Convening 25 May 2026 Venice International University
Venice 2026: Virtue and Democratic Resilience 
Island of San Servolo, Venice
Virtue and Democratic Resilience 
Listening to the Voice of Ethics in a Broken Polis

The 2026 Venice Seminars and Summer School will explore the relationship between civic virtue, character formation, and public ethics at a moment when liberal democracies face mounting pressures from autocratic actors, identity-driven polarization, and opportunistic leadership.

Classical liberal culture values the ability of a free and honest market to put the pursuit of personal interest to the benefit of the whole community. Still, it has developed its vision of a well-ordered society against the backdrop of a public ethic historically rooted in the civic virtues of empathy and solidarity.

Today, however, we are witnessing behavior inspired by possessive greed and the most reckless selfishness brought into the public sphere as guiding principles of government action, both nationally and internationally.

The populist reaction in Western countries to widespread dissatisfaction with economic malaise, growing inequalities, and the loss of security increasingly produces radicalism of various kinds, which fuels resentment, intolerance, hatred towards political opponents, creates scapegoats, antisemitism, anti-Islamism, and mobilization against immigrants and cultural diversity of all kinds. At the same time, they undermine a sense of responsibility, the sharing of the polis, the vision of the common good, and the civic virtues that sustain a supportive community.

This unhealthy backdrop of political conflicts, which positively animate the life of liberal democracies when they take place within the limits of constitutional rules, paves the way for autocratic tendencies, unscrupulous leadership, and the abandonment of self-restraint of the élites, which is an essential feature of democratic systems and mentalities.

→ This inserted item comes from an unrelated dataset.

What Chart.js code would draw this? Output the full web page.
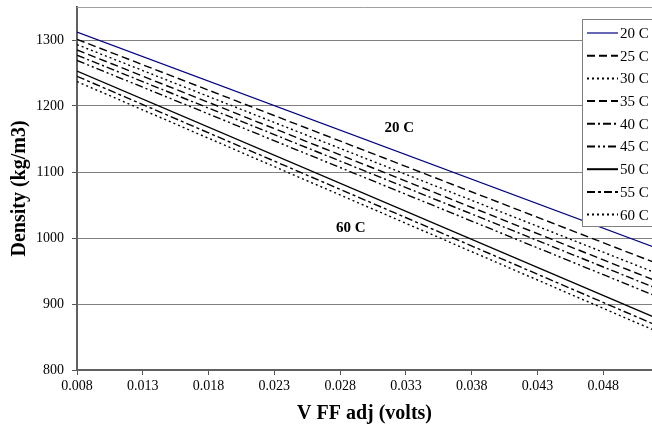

Our premise is that institutions alone are not enough for an effective and proportionate response to these trends: democratic resilience also depends on shared moral cultures and forms of citizenship grounded in responsibility, temperance, competence, and a commitment to the common good.

 

Invited speakers & faculty (TBC): Scott Appleby, Paolo Benanti, Massimo Borghesi, Giancarlo Bosetti, Luigino Bruni, Craig Calhoun, Adrien Candiard, José Casanova, Fadi Chehadé, Fadi Daou, Alessandro Ferrara, Pasquale Ferrara, Fulvia Giachetti, Philip S. Gorski, Vera King, Jonathan Laurence, Mimmo Lucano, Mauro Magatti, Eugenio Mazzarella, Hans Peter Muller, Hartmut Rosa, Giorgia Serughetti, Antonio Spadaro, Brandon Vaidyanathan, and more to be announced.

 

We aim to understand

– how “virtuous” leaders and communities emerge,

– which mechanisms encourage ethical behavior, and

– how religious and secular traditions can contribute to character formation within pluralistic societies.

 

Recognizing that religion is often manipulated as a tool of exclusion, the seminar examines both

– the political misuse of the sacred and

– the positive potential of faith traditions for social cohesion, care, solidarity, trust building, and reconciliation.

 

Through real-world case studies, interdisciplinary contributions, and global perspectives, the Venice Seminars become a laboratory for

– rethinking virtue as a shared social practice capable of addressing the clear signs of a crisis or decline in liberal democracy: from elite indifference to resentment, from corrosive polarization to institutional fragility,

– outlining a renewed vision of leadership and citizenship rooted in character, integrity, and reciprocity,

– showing how ethical revitalization can become a decisive resource for democracy’s future.